■ Data provided:
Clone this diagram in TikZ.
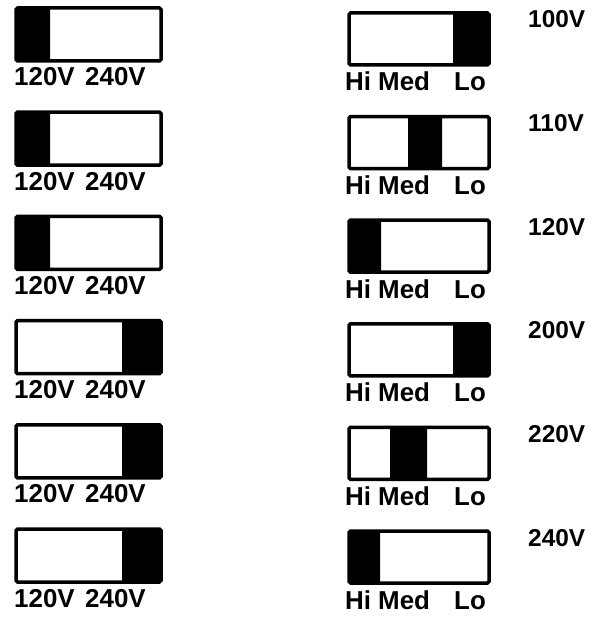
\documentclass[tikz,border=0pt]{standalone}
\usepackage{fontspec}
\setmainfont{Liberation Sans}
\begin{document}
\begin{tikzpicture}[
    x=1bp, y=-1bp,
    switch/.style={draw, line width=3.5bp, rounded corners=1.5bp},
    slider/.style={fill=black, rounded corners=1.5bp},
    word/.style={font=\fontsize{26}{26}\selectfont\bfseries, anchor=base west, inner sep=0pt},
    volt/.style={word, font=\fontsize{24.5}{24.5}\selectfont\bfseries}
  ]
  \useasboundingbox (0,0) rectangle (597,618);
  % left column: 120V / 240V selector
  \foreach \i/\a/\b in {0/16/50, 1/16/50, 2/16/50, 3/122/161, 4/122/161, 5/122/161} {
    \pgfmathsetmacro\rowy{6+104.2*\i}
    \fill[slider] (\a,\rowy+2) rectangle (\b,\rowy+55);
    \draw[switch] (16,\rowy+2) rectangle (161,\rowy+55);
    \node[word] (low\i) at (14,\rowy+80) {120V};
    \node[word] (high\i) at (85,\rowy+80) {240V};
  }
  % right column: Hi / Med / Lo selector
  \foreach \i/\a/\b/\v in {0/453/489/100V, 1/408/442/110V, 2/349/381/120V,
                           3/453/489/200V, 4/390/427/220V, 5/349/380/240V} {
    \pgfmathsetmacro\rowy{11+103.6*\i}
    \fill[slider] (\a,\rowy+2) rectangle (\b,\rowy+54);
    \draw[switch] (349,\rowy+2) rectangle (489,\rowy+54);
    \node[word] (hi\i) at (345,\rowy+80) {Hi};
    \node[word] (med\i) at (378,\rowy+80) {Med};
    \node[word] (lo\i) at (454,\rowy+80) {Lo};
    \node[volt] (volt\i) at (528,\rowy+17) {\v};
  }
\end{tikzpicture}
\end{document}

■ Goal:
All of the data above should be transcribed verbatim, with pictures omitted.

■ Exercise result:
Clone this diagram in TikZ.
\documentclass[tikz,border=0pt]{standalone}
\usepackage{fontspec}
\setmainfont{Liberation Sans}
\begin{document}
\begin{tikzpicture}[
    x=1bp, y=-1bp,
    switch/.style={draw, line width=3.5bp, rounded corners=1.5bp},
    slider/.style={fill=black, rounded corners=1.5bp},
    word/.style={font=\fontsize{26}{26}\selectfont\bfseries, anchor=base west, inner sep=0pt},
    volt/.style={word, font=\fontsize{24.5}{24.5}\selectfont\bfseries}
  ]
  \useasboundingbox (0,0) rectangle (597,618);
  % left column: 120V / 240V selector
  \foreach \i/\a/\b in {0/16/50, 1/16/50, 2/16/50, 3/122/161, 4/122/161, 5/122/161} {
    \pgfmathsetmacro\rowy{6+104.2*\i}
    \fill[slider] (\a,\rowy+2) rectangle (\b,\rowy+55);
    \draw[switch] (16,\rowy+2) rectangle (161,\rowy+55);
    \node[word] (low\i) at (14,\rowy+80) {120V};
    \node[word] (high\i) at (85,\rowy+80) {240V};
  }
  % right column: Hi / Med / Lo selector
  \foreach \i/\a/\b/\v in {0/453/489/100V, 1/408/442/110V, 2/349/381/120V,
                           3/453/489/200V, 4/390/427/220V, 5/349/380/240V} {
    \pgfmathsetmacro\rowy{11+103.6*\i}
    \fill[slider] (\a,\rowy+2) rectangle (\b,\rowy+54);
    \draw[switch] (349,\rowy+2) rectangle (489,\rowy+54);
    \node[word] (hi\i) at (345,\rowy+80) {Hi};
    \node[word] (med\i) at (378,\rowy+80) {Med};
    \node[word] (lo\i) at (454,\rowy+80) {Lo};
    \node[volt] (volt\i) at (528,\rowy+17) {\v};
  }
\end{tikzpicture}
\end{document}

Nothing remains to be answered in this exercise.